Eski adı Orazaki / Orezaki olan Çayağzı köyü

TARİHÇE
Bugün Çayağzı olarak bilinen köyün eski adı, Orezaki / Orazaki’dir (1:187). Orezaki (ორეზაქი) veya Orazaki (ორაზაქი) adı Gürcüceden erken dönemde Türkçeye Orezak olarak girmiştir. Nitekim Defter-i Mufassal-i Vilayet-i Gürcistan adlı ve 1595 tarihli Osmanlı tahrir defterinde Orezak (اورەزاك) olarak geçer (2:III.547). 93 Harbi’nde (1877-1878) Tao-Klarceti bölgesini ele geçiren Ruslar ise, 1886 yılında köyü Oragez / Orugaz (Орагез / Оругаз) adıyla kaydetmiştir (3). Köyün Türkçe kaynaklarda adı zaman içinde değişmiş ve 1928 tarihli Osmanlıca köy listesine Orağas (اوراغاس) biçiminde girmiştir (4:759).

Orazaki köyü, orta çağda Gürcistan’ın güneybatı kesimini oluşturan bölgelerden biri olan Eruşeti‘de yer alır. Eruşeti, erken dönemde Gürcüler arasında Hristiyanlığın yayıldığı başta gelen bölgelerden biridir. Bugünkü Çayağzı sınırları içinde megalit kalenin varlığı, köyün bulunduğu bölgenin çok eski dönemden itibaren yerleşme alanı olduğunu göstermesi bakımından önemlidir (1:22). Osmanlı Devleti Eruşeti bölgesini 16. yüzyılın ortasında Gürcülerden ele geçirdi. Orazaki, Defter-i Mufassal-i Vilayet-i Gürcista adlı ve 1595 tarihli tahrir defterine göre, Gürcülerden alınan toprakların bir kısmını kapsayan Gürcistan Vilayeti’nde Ardahan-i Büzürg (Büyük Ardahan) livasının Meşe nahiyesine bağlıydı. Köyün nüfusu 17 haneden oluşuyordu ve her hane, Osmanlı idaresinin Hristiyan köylülerden aldığı ispenç vergisi vermekle yükümlü kılınmıştı. Hane reislerinin çoğu Azara, Mose, İvane, Zakara, Gogiça, Tshada, Simon, Supata, Badura, Revaza, Nikoloz, Mamisa gibi Gürcü adları taşıyordu.
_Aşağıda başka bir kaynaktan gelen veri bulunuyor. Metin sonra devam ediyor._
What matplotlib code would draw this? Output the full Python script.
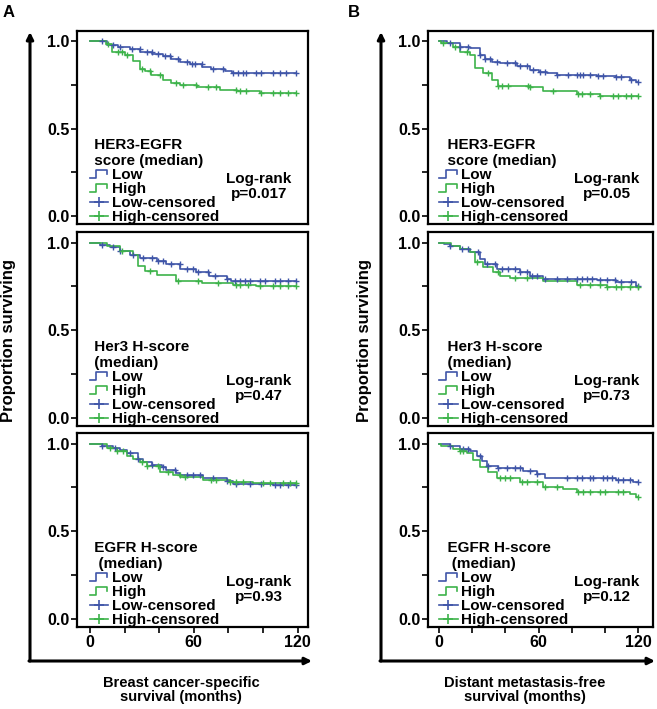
import matplotlib
matplotlib.use('Agg')
import matplotlib.pyplot as plt
import numpy as np
from matplotlib.legend_handler import HandlerBase
from matplotlib.lines import Line2D

plt.rcParams.update({
    'font.family': ['Liberation Sans', 'DejaVu Sans'],
    'font.weight': 'bold',
    'axes.labelweight': 'bold',
})

BLUE = '#3F55A8'
GREEN = '#3DB34A'

# Kaplan-Meier curves: event times (months), survival after
# each step, and censoring times.
# A, top: HER3-EGFR score, breast cancer-specific survival
A1_LOW_T = [10, 16, 23, 29, 36, 42, 47, 52, 58, 65, 70, 78, 82]
A1_LOW_S = [0.98, 0.97, 0.955, 0.94, 0.93, 0.915, 0.90, 0.88, 0.87, 0.855, 0.845, 0.83, 0.82]
A1_LOW_C = [6.7, 13.5, 17.3, 24, 28.9, 32.7, 35.6, 39.4, 43.2, 46.2, 51, 55.8, 58.7, 60.6,
            64.5, 71.2, 77, 82.7, 85.6, 88.5, 90.4, 96.2, 99.1, 105.8, 109.6, 113.5, 119]
A1_HIGH_T = [9, 13, 20, 25, 29, 32, 35, 42, 47, 52, 62, 75, 85, 98]
A1_HIGH_S = [0.985, 0.94, 0.92, 0.89, 0.845, 0.83, 0.81, 0.78, 0.765, 0.75, 0.737, 0.725, 0.716, 0.707]
A1_HIGH_C = [10.6, 16.4, 18.3, 21.2, 29.8, 34.6, 40.4, 50, 53.8, 61.5, 68.3, 73.1, 84.6,
             86.5, 90.4, 99.1, 105.8, 109.6, 114.4, 119]

# A, middle: Her3 H-score
A2_LOW_T = [5.8, 11.5, 17.3, 23, 28.9, 38.5, 44.2, 52, 61.5, 69, 78.9, 81.7]
A2_LOW_S = [0.985, 0.973, 0.949, 0.93, 0.91, 0.897, 0.878, 0.85, 0.834, 0.807, 0.793, 0.779]
A2_LOW_C = [6.7, 13.5, 17.3, 25, 30.8, 35.6, 39.4, 42.3, 47.1, 51.9, 55.8, 59.6, 62.5, 68.3,
            72.1, 78.9, 83.7, 86.5, 89.4, 92.3, 98.1, 101, 106.7, 109.6, 114.4, 119]
A2_HIGH_T = [9.6, 17.3, 25, 28, 31.7, 38.5, 50, 65, 82.7, 96]
A2_HIGH_S = [0.983, 0.949, 0.93, 0.869, 0.84, 0.815, 0.783, 0.77, 0.758, 0.75]
A2_HIGH_C = [18.3, 34.6, 51, 62.5, 74, 84.6, 86.5, 91.3, 98.1, 105.8, 109.6, 114.4, 119]

# A, bottom: EGFR H-score
A3_LOW_T = [6.7, 13.5, 17.3, 21.2, 27.9, 30.8, 35.6, 41.4, 44.2, 50, 52, 65.4, 78.9, 82.7, 105.8]
A3_LOW_S = [0.986, 0.973, 0.963, 0.948, 0.911, 0.892, 0.877, 0.864, 0.849, 0.83, 0.821,
            0.802, 0.789, 0.77, 0.763]
A3_LOW_C = [6.7, 14.4, 23, 27.9, 35.6, 42.3, 49, 55.8, 59.6, 63.5, 71.2, 78.9, 84.6, 92.3,
            99.1, 106.7, 109.6, 114.4, 119]
A3_HIGH_T = [9.6, 15.4, 21.2, 25, 28.9, 32.7, 40.4, 48.1, 52, 65.4, 80.8, 94.2]
A3_HIGH_S = [0.976, 0.958, 0.93, 0.911, 0.892, 0.87, 0.839, 0.821, 0.807, 0.794, 0.783, 0.775]
A3_HIGH_C = [11.5, 15.4, 19.2, 29.8, 32.7, 39.4, 45.2, 51.9, 54.8, 70.2, 73.1, 80.8, 84.6,
             88.5, 100, 103.8, 111.5, 115.4, 119]

# B, top: HER3-EGFR score, distant metastasis-free survival
B1_LOW_T = [5, 12.7, 18.7, 24.7, 27.7, 32, 36.8, 46.8, 54.9, 60, 65, 71, 95, 107, 115, 119]
B1_LOW_S = [0.99, 0.97, 0.96, 0.92, 0.897, 0.885, 0.874, 0.859, 0.836, 0.825, 0.817, 0.807,
            0.802, 0.794, 0.779, 0.77]
B1_LOW_C = [6.6, 12.7, 17.7, 24.7, 27.7, 30.8, 34.8, 40.8, 45.8, 48.9, 52.9, 56.9, 60.9, 63.9,
            71, 78, 83, 85, 87, 91, 96, 99, 107, 110, 116, 120]
B1_HIGH_T = [1, 8.6, 12.7, 18.7, 21.7, 26.7, 31.8, 35.8, 54.9, 62.9, 83, 97]
B1_HIGH_S = [0.99, 0.97, 0.94, 0.92, 0.846, 0.817, 0.78, 0.745, 0.737, 0.718, 0.70, 0.69]
B1_HIGH_C = [2.6, 9.6, 16.7, 29.8, 35.8, 37.8, 41.8, 53.9, 54.9, 68.9, 84, 86, 91, 97, 105,
             108, 113, 116, 120]

# B, middle: Her3 H-score
B2_LOW_T = [3, 6.6, 12.7, 18.7, 24.7, 27.7, 34.8, 48.9, 54.9, 62.9, 95, 107, 119]
B2_LOW_S = [0.99, 0.98, 0.964, 0.945, 0.907, 0.878, 0.85, 0.834, 0.811, 0.793, 0.787, 0.773, 0.75]
B2_LOW_C = [6.6, 13.7, 17.7, 23.7, 28.8, 33.8, 37.8, 41.8, 45.8, 48.9, 52.9, 55.9, 58.9, 63.9,
            71, 77, 83, 86, 89, 92, 97, 101, 106, 110, 116, 120]
B2_HIGH_T = [7, 12.7, 18.7, 21.7, 26.7, 32.8, 36.8, 42.8, 62.9, 83, 101]
B2_HIGH_S = [0.98, 0.964, 0.945, 0.888, 0.859, 0.83, 0.811, 0.796, 0.783, 0.758, 0.745]
B2_HIGH_C = [22.7, 35.8, 45.8, 52.9, 85, 91, 97, 101, 107, 110, 115, 120]

# B, bottom: EGFR H-score
B3_LOW_T = [6.6, 12.7, 18.7, 22.7, 25.7, 28.8, 35.8, 50.9, 58.9, 63.9, 107, 117]
B3_LOW_S = [0.984, 0.971, 0.958, 0.928, 0.901, 0.871, 0.858, 0.845, 0.829, 0.805, 0.792, 0.782]
B3_LOW_C = [6.6, 14.7, 17.7, 24.7, 29.8, 35.8, 40.8, 45.8, 48.9, 54.9, 58.9, 77, 83, 86, 91,
            93, 99, 101, 104, 108, 111, 115, 120]
B3_HIGH_T = [1, 8.6, 12.7, 16.7, 20.7, 24.7, 29.8, 34.8, 48.9, 62.9, 74.8, 83, 115, 119]
B3_HIGH_S = [0.984, 0.971, 0.958, 0.945, 0.907, 0.864, 0.836, 0.802, 0.78, 0.754, 0.739,
             0.726, 0.715, 0.695]
B3_HIGH_C = [12.7, 14.7, 36.8, 39.8, 42.8, 49.9, 52.9, 58.9, 63.9, 71, 84, 87, 91, 97, 100,
             108, 111, 120]

TITLES = ['HER3-EGFR\nscore (median)', 'Her3 H-score\n(median)', 'EGFR H-score\n (median)']
PVALS_A = ['0.017', '0.47', '0.93']
PVALS_B = ['0.05', '0.73', '0.12']
LEGEND_LABELS = ['Low', 'High', 'Low-censored', 'High-censored']

PANELS = {
    'A': [(A1_LOW_T, A1_LOW_S, A1_LOW_C, A1_HIGH_T, A1_HIGH_S, A1_HIGH_C),
          (A2_LOW_T, A2_LOW_S, A2_LOW_C, A2_HIGH_T, A2_HIGH_S, A2_HIGH_C),
          (A3_LOW_T, A3_LOW_S, A3_LOW_C, A3_HIGH_T, A3_HIGH_S, A3_HIGH_C)],
    'B': [(B1_LOW_T, B1_LOW_S, B1_LOW_C, B1_HIGH_T, B1_HIGH_S, B1_HIGH_C),
          (B2_LOW_T, B2_LOW_S, B2_LOW_C, B2_HIGH_T, B2_HIGH_S, B2_HIGH_C),
          (B3_LOW_T, B3_LOW_S, B3_LOW_C, B3_HIGH_T, B3_HIGH_S, B3_HIGH_C)],
}

W, H = 657, 709
# left px, width px, xlim, legend x (axes fraction), log-rank x (axes fraction)
COLS = {'A': (77, 231, (-7.5, 126), 0.056, 0.788),
        'B': (428, 225, (-6.6, 129), 0.05, 0.796)}
ROWS = [(31, 224), (232, 426), (433, 627)]


class HandlerStep(HandlerBase):
    """Little step glyph used by the SPSS-style legend."""

    def create_artists(self, legend, orig_handle, xdescent, ydescent, width, height,
                       fontsize, trans):
        xs = np.array([0.0, 0.35, 0.35, 0.95, 0.95]) * width - xdescent
        ys = np.array([0.1, 0.1, 0.85, 0.85, 0.45]) * height - ydescent
        return [Line2D(xs, ys, color=orig_handle.get_color(), lw=1.2, transform=trans)]


def km_curve(ax, times, surv, cens, color):
    t = np.r_[0, times, max(max(cens), times[-1])]
    s = np.r_[1.0, surv, surv[-1]]
    ax.step(t, s, where='post', color=color, lw=1.2, zorder=3)
    idx = np.searchsorted(np.r_[0, times], cens, side='right') - 1
    ax.plot(cens, np.r_[1.0, surv][idx], ls='none', marker='+', ms=5, mew=1.0,
            color=color, zorder=4)


fig = plt.figure(figsize=(W / 100, H / 100), dpi=100)

for col, (left, width, xlim, leg_x, lr_x) in COLS.items():
    pvals = PVALS_A if col == 'A' else PVALS_B
    indent = ' ' if col == 'A' else '  '
    for r, (top, bottom) in enumerate(ROWS):
        ax = fig.add_axes([left / W, 1 - bottom / H, width / W, (bottom - top) / H])
        lt, ls_, lc, ht, hs, hc = PANELS[col][r]
        km_curve(ax, lt, ls_, lc, BLUE)
        km_curve(ax, ht, hs, hc, GREEN)
        ax.set_xlim(*xlim)
        ax.set_ylim(-0.045, 1.06)
        ax.set_yticks([0, 0.25, 0.5, 0.75, 1.0])
        ax.set_yticklabels(['0.0', '', '0.5', '', '1.0'])
        if r == 2:
            ax.set_xticks([0, 20, 40, 60, 80, 100, 120])
            ax.set_xticklabels(['0', '', '', '60', '', '', '120'])
        else:
            ax.set_xticks([])
        ax.tick_params(direction='out', length=4, width=1.2, labelsize=11.5, pad=1.5)
        for sp in ax.spines.values():
            sp.set_linewidth(1.6)

        handles = [Line2D([], [], color=BLUE), Line2D([], [], color=GREEN),
                   Line2D([], [], color=BLUE, lw=1.2, marker='+', ms=7, mew=1.2),
                   Line2D([], [], color=GREEN, lw=1.2, marker='+', ms=7, mew=1.2)]
        title = '\n'.join(indent + line for line in TITLES[r].split('\n'))
        leg = ax.legend(handles, LEGEND_LABELS, title=title, loc='lower left',
                        bbox_to_anchor=(leg_x, 0.0), frameon=False, fontsize=11,
                        title_fontproperties={'size': 11, 'weight': 'bold'},
                        handlelength=1.2, handletextpad=0.25, labelspacing=0.0,
                        borderpad=0, borderaxespad=0, alignment='left',
                        handler_map={handles[0]: HandlerStep(), handles[1]: HandlerStep()})
        leg.get_title().set_linespacing(1.2)
        ax.text(lr_x, 0.195, 'Log-rank\np=' + pvals[r],
                transform=ax.transAxes, ha='center', va='center', fontsize=11,
                linespacing=1.1)

# outer frame with arrows, panel letters and shared axis titles
frame = fig.add_axes([0, 0, 1, 1], zorder=-1)
frame.set_xlim(0, W)
frame.set_ylim(H, 0)
frame.axis('off')
arrow = dict(arrowstyle='-|>', lw=2.2, color='black', mutation_scale=10,
             shrinkA=0, shrinkB=0)
for x0, x1 in [(30, 312), (381, 655)]:
    frame.annotate('', xy=(x0, 32), xytext=(x0, 661), arrowprops=arrow)
    frame.annotate('', xy=(x1, 661), xytext=(x0 - 1, 661), arrowprops=arrow)

frame.text(3, 5, 'A', fontsize=12, ha='left', va='top')
frame.text(348, 5, 'B', fontsize=12, ha='left', va='top')
frame.text(9, 341, 'Proportion surviving', rotation=90, ha='center', va='center',
           fontsize=12)
frame.text(364, 341, 'Proportion surviving', rotation=90, ha='center', va='center',
           fontsize=12)
frame.text(181, 690, 'Breast cancer-specific\nsurvival (months)', ha='center',
           va='center', fontsize=10.5, linespacing=1.05)
frame.text(525, 690, 'Distant metastasis-free\nsurvival (months)', ha='center',
           va='center', fontsize=10.5, linespacing=1.05)

fig.savefig('out.png', dpi=100)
Köyde buğday, arpa, sebze, yonca tarımı ve arıcılık yapılıyor, domuz ve koyun besleniyordu. Salman’a tahsis edilmiş bir adet değirmen bulunuyordu (2:II. 490; III.547).

Bugünkü Çayağzı köyü sınırları içinde kalan ve “Mağaro” olarak bilinen mağaralar kompleksi. Fotoğraf: 2014 Yılı Tao-Klarceti Tarihi Eserleri Araştırma Gezisi Sonuçları (Gürcüce), Tiflis, 2015.

Orazaki, uzun süre Osmanlı egemenliğinde kaldıktan sonra, 93 Harbi’nde (1877-1878) Rusların eline geçti. Rus idaresinde Büyük Oragez (Большой Орагез: Bolşoy Oragze) ve Küçük Oragez (Малый Орагез: Malniy Oragez) olmak üzere iki ayrı köy olarak kaydedilmişti. İki köy de Ardahan sancağının (okrug) Ardahan kazasının (uçastok) bağlı Tikani nahiyesine (маркяз: merkez) bağlıydı. Büyük Oragez’in nüfusu, 15 kişi “Türk”, 85 kişi “Kürt” olarak kaydedilmiş olan 100 kişiden oluşuyordu. Küçük Oragez’i küçük bir yerleşmeydi ve köyde sadece 17 kişi yaşıyordu ve bu nüfusu tamamı Kürtlerden oluşuyordu (3). 1595 tarihinde köyün Gürcü nüfusunun ortadan kalktığı bu kayıttan da anlaşılmaktadır. Daha sonra tek köy olarak görünen Orazaki’de 1896’da 180 kişi, 1906’da 170 kişi yaşıyordu (5:112).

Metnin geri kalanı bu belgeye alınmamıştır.